◆ Task directions: State the number of lines that contain the word "this", and add nothing else.

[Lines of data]
□ □ □ □ □ □ □

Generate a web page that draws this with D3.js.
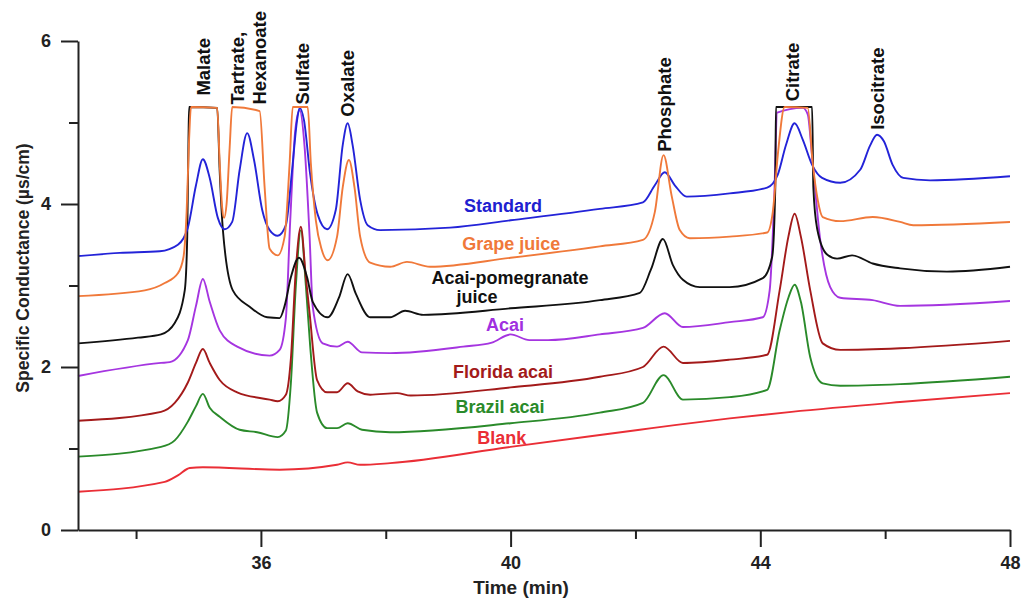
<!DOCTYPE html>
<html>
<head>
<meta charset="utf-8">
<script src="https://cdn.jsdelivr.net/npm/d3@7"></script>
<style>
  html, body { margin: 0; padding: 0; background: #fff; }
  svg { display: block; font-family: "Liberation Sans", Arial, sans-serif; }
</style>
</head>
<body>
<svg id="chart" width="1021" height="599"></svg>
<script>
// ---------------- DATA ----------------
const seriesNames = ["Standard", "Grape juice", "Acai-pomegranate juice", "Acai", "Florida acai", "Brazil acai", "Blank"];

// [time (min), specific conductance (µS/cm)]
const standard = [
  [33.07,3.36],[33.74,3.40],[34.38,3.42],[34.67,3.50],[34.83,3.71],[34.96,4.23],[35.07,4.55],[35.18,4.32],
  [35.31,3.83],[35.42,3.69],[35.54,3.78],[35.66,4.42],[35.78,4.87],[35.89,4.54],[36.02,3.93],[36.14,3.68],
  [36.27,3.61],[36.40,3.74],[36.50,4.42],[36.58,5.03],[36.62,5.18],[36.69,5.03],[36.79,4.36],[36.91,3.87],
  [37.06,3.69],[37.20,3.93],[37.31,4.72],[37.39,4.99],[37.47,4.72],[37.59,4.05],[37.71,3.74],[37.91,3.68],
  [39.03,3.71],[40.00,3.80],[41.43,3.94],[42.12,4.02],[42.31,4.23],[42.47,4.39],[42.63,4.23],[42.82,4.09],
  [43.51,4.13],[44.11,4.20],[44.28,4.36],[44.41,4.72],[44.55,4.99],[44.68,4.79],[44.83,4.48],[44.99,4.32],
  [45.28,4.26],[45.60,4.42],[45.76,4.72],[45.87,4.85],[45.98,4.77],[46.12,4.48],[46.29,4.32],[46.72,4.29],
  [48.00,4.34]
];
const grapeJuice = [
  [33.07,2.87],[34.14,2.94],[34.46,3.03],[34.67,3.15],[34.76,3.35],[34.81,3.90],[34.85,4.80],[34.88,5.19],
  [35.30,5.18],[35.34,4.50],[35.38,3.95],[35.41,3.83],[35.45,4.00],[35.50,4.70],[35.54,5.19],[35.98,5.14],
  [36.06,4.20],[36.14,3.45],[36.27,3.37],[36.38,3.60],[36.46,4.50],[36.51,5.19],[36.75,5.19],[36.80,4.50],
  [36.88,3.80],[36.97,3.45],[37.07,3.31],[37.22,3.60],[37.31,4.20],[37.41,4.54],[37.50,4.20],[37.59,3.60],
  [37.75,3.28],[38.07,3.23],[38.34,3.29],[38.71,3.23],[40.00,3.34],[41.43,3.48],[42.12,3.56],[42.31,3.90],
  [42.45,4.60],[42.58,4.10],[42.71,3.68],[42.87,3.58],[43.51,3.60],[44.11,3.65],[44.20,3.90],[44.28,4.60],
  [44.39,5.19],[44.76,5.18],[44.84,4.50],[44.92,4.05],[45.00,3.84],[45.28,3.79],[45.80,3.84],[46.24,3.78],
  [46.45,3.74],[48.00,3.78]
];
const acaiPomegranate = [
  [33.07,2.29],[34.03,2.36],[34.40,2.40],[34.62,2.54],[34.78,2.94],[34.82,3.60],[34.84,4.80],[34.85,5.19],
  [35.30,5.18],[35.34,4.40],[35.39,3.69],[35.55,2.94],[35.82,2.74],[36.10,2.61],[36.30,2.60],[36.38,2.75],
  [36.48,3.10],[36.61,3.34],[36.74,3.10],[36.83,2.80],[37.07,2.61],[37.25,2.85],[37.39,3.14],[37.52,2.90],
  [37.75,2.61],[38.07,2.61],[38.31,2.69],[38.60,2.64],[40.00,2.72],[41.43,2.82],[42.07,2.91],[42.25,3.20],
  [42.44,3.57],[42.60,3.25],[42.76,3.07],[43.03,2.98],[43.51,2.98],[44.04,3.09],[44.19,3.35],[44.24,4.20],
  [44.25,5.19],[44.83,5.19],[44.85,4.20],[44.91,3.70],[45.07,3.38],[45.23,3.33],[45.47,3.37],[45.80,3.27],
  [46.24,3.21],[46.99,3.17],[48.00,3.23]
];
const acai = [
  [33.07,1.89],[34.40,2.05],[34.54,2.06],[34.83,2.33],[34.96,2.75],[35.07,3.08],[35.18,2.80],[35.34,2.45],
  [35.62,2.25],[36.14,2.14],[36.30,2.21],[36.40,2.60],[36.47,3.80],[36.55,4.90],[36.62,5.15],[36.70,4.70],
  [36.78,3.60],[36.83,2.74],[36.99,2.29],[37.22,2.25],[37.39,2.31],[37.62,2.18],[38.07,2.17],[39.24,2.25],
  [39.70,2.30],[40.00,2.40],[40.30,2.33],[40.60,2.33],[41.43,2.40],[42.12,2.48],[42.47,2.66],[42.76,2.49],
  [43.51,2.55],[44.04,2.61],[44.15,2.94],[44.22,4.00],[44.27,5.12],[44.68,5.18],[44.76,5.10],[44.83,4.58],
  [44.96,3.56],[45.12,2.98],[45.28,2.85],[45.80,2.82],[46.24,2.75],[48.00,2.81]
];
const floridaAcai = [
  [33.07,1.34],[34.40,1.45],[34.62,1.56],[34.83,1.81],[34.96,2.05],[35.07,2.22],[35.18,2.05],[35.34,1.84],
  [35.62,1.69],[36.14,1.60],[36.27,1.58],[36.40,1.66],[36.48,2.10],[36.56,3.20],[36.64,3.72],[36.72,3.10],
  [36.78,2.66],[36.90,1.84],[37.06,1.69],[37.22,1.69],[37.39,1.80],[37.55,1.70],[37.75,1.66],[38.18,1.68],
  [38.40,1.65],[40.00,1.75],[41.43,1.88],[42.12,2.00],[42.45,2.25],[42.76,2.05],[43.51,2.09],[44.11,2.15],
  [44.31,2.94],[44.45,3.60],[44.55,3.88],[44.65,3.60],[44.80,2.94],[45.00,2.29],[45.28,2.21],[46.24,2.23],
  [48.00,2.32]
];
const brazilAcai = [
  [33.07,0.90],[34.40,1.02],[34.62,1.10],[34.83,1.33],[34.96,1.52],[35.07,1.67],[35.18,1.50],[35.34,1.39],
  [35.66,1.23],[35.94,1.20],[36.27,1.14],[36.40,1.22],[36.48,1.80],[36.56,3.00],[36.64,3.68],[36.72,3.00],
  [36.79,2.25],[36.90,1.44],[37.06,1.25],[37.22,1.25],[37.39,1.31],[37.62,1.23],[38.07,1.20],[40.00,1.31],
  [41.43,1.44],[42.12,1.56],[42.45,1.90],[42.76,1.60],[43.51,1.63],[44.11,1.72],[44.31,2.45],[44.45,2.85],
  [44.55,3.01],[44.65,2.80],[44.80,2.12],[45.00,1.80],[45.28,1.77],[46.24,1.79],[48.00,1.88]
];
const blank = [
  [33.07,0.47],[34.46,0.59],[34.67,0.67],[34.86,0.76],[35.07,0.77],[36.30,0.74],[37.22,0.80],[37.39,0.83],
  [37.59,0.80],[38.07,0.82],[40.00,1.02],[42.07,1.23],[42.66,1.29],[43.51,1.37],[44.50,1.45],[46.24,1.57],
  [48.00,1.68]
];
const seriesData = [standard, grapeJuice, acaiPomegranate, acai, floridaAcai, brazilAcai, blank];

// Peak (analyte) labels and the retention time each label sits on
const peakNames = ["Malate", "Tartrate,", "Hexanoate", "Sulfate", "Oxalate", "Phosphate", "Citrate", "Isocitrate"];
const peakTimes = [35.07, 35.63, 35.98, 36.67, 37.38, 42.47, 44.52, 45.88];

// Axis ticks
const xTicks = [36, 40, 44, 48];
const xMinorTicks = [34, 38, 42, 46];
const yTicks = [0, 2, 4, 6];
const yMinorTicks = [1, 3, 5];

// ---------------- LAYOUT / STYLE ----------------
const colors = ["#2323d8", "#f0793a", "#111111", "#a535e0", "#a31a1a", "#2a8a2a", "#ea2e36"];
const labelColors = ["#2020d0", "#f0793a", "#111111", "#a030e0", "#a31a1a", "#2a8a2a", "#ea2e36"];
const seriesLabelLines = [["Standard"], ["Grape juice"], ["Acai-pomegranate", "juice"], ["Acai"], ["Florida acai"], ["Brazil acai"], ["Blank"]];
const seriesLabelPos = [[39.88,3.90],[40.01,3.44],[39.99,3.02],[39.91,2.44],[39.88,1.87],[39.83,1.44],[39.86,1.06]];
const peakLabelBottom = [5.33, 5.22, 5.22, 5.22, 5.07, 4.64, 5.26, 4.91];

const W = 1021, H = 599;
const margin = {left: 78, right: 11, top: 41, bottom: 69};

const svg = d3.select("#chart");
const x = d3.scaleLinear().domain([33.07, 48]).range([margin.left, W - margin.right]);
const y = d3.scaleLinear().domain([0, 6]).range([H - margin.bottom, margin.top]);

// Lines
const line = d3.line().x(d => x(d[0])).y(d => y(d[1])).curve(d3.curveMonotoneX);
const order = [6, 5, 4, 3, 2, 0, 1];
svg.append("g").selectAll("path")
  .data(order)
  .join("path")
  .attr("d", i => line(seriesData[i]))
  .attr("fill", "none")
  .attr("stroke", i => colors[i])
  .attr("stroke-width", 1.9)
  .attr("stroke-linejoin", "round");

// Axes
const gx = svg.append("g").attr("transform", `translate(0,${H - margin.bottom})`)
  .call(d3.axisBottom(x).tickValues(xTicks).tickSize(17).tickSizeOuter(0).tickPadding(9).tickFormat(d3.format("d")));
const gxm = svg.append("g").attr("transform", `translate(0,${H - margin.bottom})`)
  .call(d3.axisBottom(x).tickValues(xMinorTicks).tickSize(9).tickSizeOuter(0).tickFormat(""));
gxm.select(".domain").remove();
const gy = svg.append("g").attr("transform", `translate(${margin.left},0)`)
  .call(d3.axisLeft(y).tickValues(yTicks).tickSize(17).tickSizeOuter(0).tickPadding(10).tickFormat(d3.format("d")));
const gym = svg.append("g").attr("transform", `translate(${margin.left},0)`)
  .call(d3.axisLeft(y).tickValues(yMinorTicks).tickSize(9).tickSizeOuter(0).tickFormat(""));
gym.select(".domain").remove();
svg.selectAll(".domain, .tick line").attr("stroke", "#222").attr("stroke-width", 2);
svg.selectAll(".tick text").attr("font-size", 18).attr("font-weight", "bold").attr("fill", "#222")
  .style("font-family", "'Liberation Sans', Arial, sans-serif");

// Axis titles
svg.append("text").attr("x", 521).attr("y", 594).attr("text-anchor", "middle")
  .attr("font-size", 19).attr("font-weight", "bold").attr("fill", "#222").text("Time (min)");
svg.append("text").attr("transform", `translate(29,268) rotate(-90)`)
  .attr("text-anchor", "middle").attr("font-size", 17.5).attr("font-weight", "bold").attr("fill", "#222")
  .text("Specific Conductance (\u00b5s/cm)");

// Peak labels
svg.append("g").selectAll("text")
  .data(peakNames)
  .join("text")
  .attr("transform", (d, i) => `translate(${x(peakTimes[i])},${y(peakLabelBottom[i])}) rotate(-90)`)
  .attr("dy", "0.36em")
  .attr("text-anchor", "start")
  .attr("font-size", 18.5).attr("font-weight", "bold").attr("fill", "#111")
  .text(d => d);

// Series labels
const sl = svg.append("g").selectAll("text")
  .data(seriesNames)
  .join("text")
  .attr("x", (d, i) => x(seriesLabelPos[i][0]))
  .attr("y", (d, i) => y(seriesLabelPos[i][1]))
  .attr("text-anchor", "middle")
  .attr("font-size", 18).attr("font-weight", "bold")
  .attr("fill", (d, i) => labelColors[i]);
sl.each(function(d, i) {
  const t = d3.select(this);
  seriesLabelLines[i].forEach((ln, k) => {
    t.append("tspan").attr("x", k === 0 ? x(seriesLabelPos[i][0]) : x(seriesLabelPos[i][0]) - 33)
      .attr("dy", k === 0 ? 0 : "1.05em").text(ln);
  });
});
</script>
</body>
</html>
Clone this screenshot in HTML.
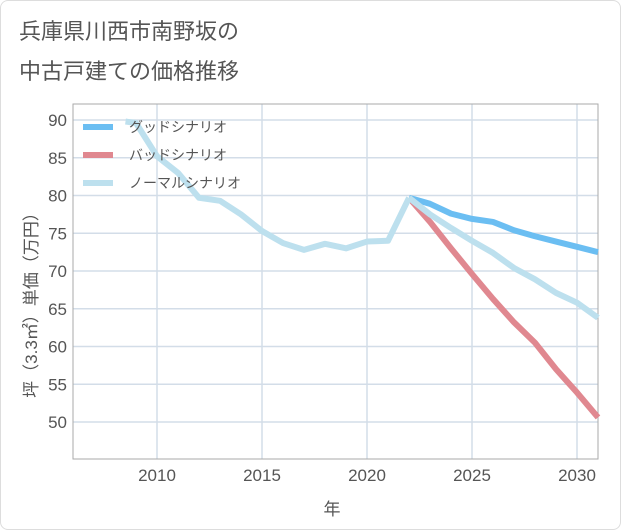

□ □ □ □ □ □ □

◆ Solved exercise: 3